Aussi longtemps que je m’en souvienne, j’ai toujours aimé écrire. Dès 5 ans, je dévorais des piles de livres, développant peu à peu mon imaginaire. Et aussi longtemps que je m’en souvienne, j’ai toujours aimé le lyrisme des fatalités. Pendant que d’autres enfants jubilaient devant la féérique Belle au Bois Dormant, mon intrigue était concentrée sur le lugubre conte de Barbe Bleue.
Puis la plume a prit vie et je me détachait du fardeau que devenait pour moi la lecture. Je ne prenais plus de plaisir à étudier le lyrisme d’autres sans tenter d’exprimer le mien. Au fond, je ne lisais jamais les livres pour leur intrigue. je lisais d’ailleurs très peu (si ce n’est la presse). Pourtant, dans une certaine ambivalence, j’en achetais, j’en empruntais mais ceux-ci campaient sur mes étagères, prenant la poussière. Ils avaient une certaine autorité, un certain charisme que je choyais. Je cultivais juste un injustifiable besoin de tenir de telles œuvres d’arts, un tel agrégats de sentiments et de mots nouveaux. Jamais les pages ne jaunissaient parce que j’en prenais très soin, c’était des objets avec une valeur particulière mais l’histoire qu’ils renfermaient m’importait peu. Disons que l’objet en lui-même représentait déjà beaucoup, cette force de rassembler autant de mots pour en faire une force de caractère. Je lisais des livres pour la beauté des mots, la manière dont ils étaient entremêlés, la manière dont tout était entrechevé, la manière dont de nouveaux mots jaïssaient au travers de lignes interminables. C’était une histoire de syntaxe pour moi, une histoire de métaphores, une histoire de prose et de lyrisme. Pour moi, tout était poésie, chaque mot . Et pour moi, aucune histoire n’avait de sens, dans le sens où vous pouvez créer une toute autre histoire avec les mêmes mots. A mes yeux, la puissance d’un livre proviendrait du mot qui donne vie à l’histoire , que sans ces mots il n’y aurait plus d’histoire. Alors oui, celle-ci peut exister sans les mots, mais elle ne vit plus sans eux. Et on ne racontera jamais la même histoire de la même manière, il y aura toujours ces petites fabulations qui nous sont propres, ces métaphores vivantes qui font trembler les lignes et vibrer les discours. On aurait alors tord de donner la puissance à l’histoire avant de donner la puissance aux mots, ce serait une erreur fatale. Je suis animée par tous ses agrégats de l’imaginaire sublimés où salis par les mots qui auront été choisis pour les raconter. Les mots seront alors les témoins de la beauté ou de la médiocrité du monde. Et même souillé par le propre des mots choisis pour conter une histoire, en dépit de sa médiocrité et aussi médiocre qu’ roman puisse être, tant que pour l’auteur elle apparaît comme une médiocrité satisfaite, alors les mots auront quelque chose de sublime.
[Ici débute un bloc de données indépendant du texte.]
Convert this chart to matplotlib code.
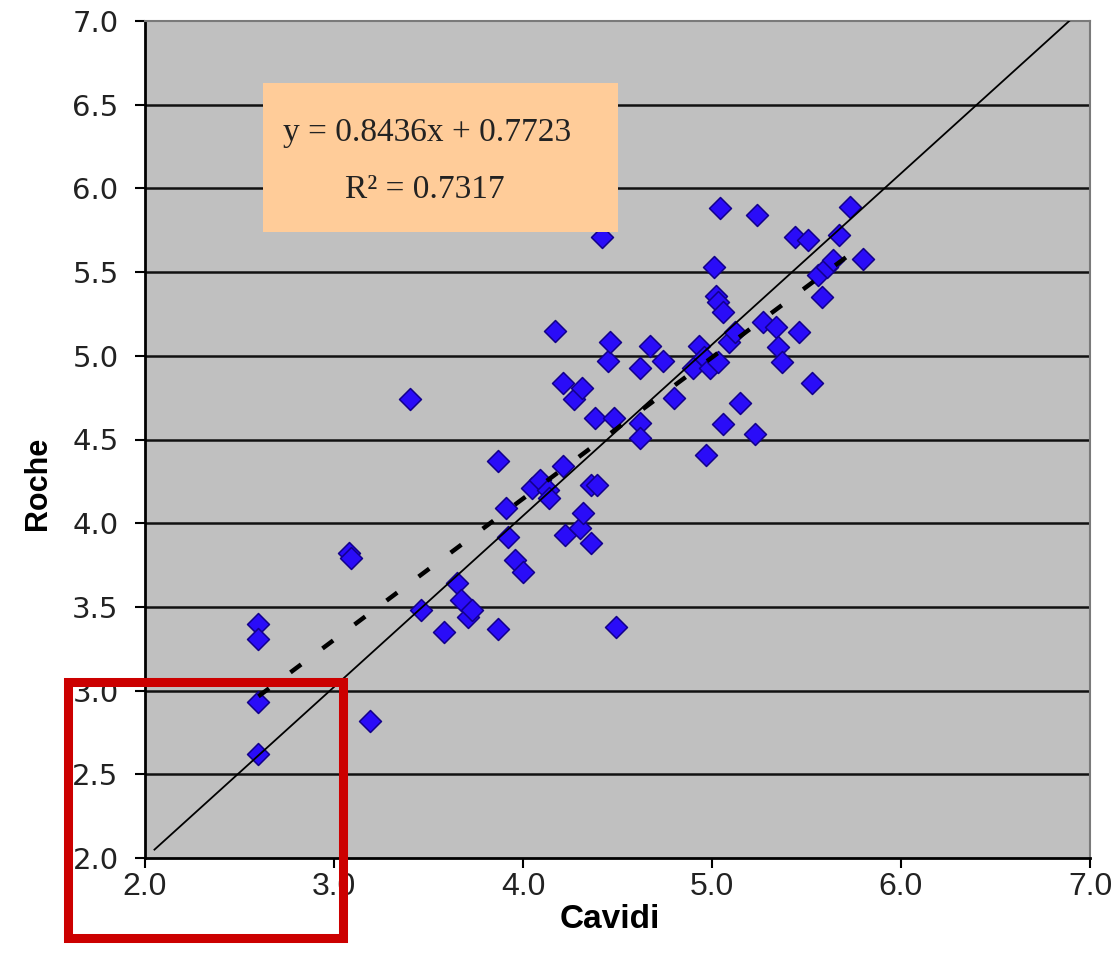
import matplotlib
matplotlib.use("Agg")
import matplotlib.pyplot as plt
from matplotlib.patches import Rectangle

cavidi = [2.60, 2.60, 2.60, 2.60, 3.08, 3.09, 3.19, 3.40, 3.46, 3.58,
          3.65, 3.67, 3.71, 3.73, 3.87, 3.87, 3.91, 3.92, 3.96, 4.00,
          4.05, 4.09, 4.13, 4.14, 4.17, 4.21, 4.21, 4.22, 4.27, 4.30,
          4.31, 4.32, 4.36, 4.39, 4.36, 4.38, 4.42, 4.45, 4.46, 4.48,
          4.49, 4.62, 4.62, 4.62, 4.67, 4.74, 4.80, 4.90, 4.93, 4.96,
          4.97, 4.99, 5.01, 5.02, 5.03, 5.03, 5.04, 5.06, 5.06, 5.09,
          5.12, 5.15, 5.23, 5.24, 5.27, 5.34, 5.35, 5.37, 5.44, 5.46,
          5.51, 5.53, 5.56, 5.58, 5.61, 5.64, 5.67, 5.73, 5.80]
roche = [3.40, 3.31, 2.93, 2.62, 3.82, 3.79, 2.82, 4.74, 3.48, 3.35,
         3.64, 3.54, 3.44, 3.48, 3.37, 4.37, 4.09, 3.92, 3.78, 3.71,
         4.21, 4.26, 4.20, 4.15, 5.15, 4.84, 4.34, 3.93, 4.74, 3.97,
         4.81, 4.06, 4.23, 4.23, 3.88, 4.63, 5.71, 4.97, 5.08, 4.63,
         3.38, 4.60, 4.51, 4.93, 5.06, 4.97, 4.75, 4.93, 5.06, 4.99,
         4.41, 4.93, 5.53, 5.36, 5.32, 4.96, 5.88, 5.26, 4.59, 5.08,
         5.14, 4.72, 4.53, 5.84, 5.20, 5.17, 5.05, 4.96, 5.71, 5.14,
         5.69, 4.84, 5.48, 5.35, 5.53, 5.57, 5.72, 5.89, 5.58]

# trendline from the equation shown on the chart
slope = 0.8436
intercept = 0.7723
r_squared = 0.7317
fit_x = [2.60, 5.80]

# hand-drawn reference line
ref_x = [2.05, 6.89]
ref_y = [2.05, 7.00]

ticks = [2.0, 2.5, 3.0, 3.5, 4.0, 4.5, 5.0, 5.5, 6.0, 6.5, 7.0]
xticks = [2.0, 3.0, 4.0, 5.0, 6.0, 7.0]

fig = plt.figure(figsize=(11.2, 9.55), dpi=100)
ax = fig.add_axes([145 / 1120, 1 - 858 / 955, 945 / 1120, 837 / 955])
ax.set_facecolor("#c0c0c0")
ax.set_xlim(2.0, 7.0)
ax.set_ylim(2.0, 7.0)

for t in ticks[1:-1]:
    ax.axhline(t, color="#111111", lw=1.8, zorder=1)

ax.scatter(cavidi, roche, marker="D", s=125, color="#2a0cf8",
           edgecolors="#12008a", linewidths=1.1, zorder=3)

fit_y = [slope * v + intercept for v in fit_x]
ax.plot(fit_x, fit_y, color="black", lw=3.2, dashes=(3, 6),
        dash_capstyle="butt", zorder=4)
ax.plot(ref_x, ref_y, color="black", lw=1.3, zorder=4)

# equation box
ax.add_patch(Rectangle((2.625, 5.74), 1.875, 0.89, facecolor="#ffcc99",
                       edgecolor="none", zorder=5))
ax.text(3.49, 6.33, f"y = {slope}x + {intercept}", ha="center", va="center",
        family="Liberation Serif", fontsize=24, color="#222222", zorder=6)
ax.text(3.48, 5.99, f"R\u00b2 = {r_squared}", ha="center", va="center",
        family="Liberation Serif", fontsize=24, color="#222222", zorder=6)

# red highlight box
ax.add_patch(Rectangle((1.59, 1.52), 1.46, 1.53, facecolor="none",
                       edgecolor="#cc0000", lw=6.5, clip_on=False,
                       zorder=10))

ax.set_yticks(ticks)
ax.set_yticklabels([f"{t:.1f}" for t in ticks], family="DejaVu Sans",
                   fontsize=21, color="#222222")
ax.set_xticks(xticks)
ax.set_xticklabels([f"{t:.1f}" for t in xticks], family="Liberation Sans",
                   fontsize=23, color="#222222")
ax.tick_params(axis="y", direction="out", length=7, width=1.5, pad=12)
ax.tick_params(axis="x", direction="out", length=7, width=1.5, pad=3)

for side in ("left", "bottom"):
    ax.spines[side].set_color("black")
    ax.spines[side].set_linewidth(2)
for side in ("top", "right"):
    ax.spines[side].set_color("#7a7a7a")
    ax.spines[side].set_linewidth(1.5)

ax.set_xlabel("Cavidi", family="Liberation Sans", fontweight="bold",
              fontsize=24, va="center")
ax.set_ylabel("Roche", family="Liberation Sans", fontweight="bold",
              fontsize=22, va="center")
ax.xaxis.set_label_coords(0.492, -0.074)
ax.yaxis.set_label_coords(-0.113, 0.448)

fig.savefig("out.png", dpi=100)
Aussi longtemps que je m’en souvienne, j’ai toujours tenu des carnets, gratté du papier, inondé mes lignes et glorifié mes brouillons. Dans une recherche de perfectionnisme constant sans doute inatteignable, j’en suis venu à constater que le livre que j’avais le plus feuilleté était un dictionnaire. J’aimais la beauté des nouveaux mots, des mots rares et oubliés, de ces mots incompris et délaissés, de ces mots surprenants ou abimés par des ans de bafouillages et d’argots.
On ne peu qu’admettre que la vie n’est pas toute rose, et j’avais cette incontinente envie de représenter ces sentiments qui sont souvent refoulés, ces émotions sur lesquelles on a parfois du mal à mettre des mots. Et loin de moi l’envie de romantiser des émotions lugubres et sinistres mais chaque histoire n’a pas forcément une fin heureuse et je ne voyais pas pourquoi les dénouements tristes, cyniques et fatalistes n’auraient pas le droit à leur part de lyrisme. Et je ne délecterai sans doute jamais assez de ces récits noirs, laissant ces « Happy Ending » aux optimistes, utopistes et idéalistes. Je les aime car ils expriment ce qu’il peut y avoir de plus profond en moi. Néanmoins, je m’autorise à ressentir de l’amour, à éprouver de la joie mais je n’ai pas la même aisance à exprimer ces émotions. Enfin, je pense que rendre accessible ce types d’émotions permet de leur donner une certaine représentation et d’en parler plus facilement.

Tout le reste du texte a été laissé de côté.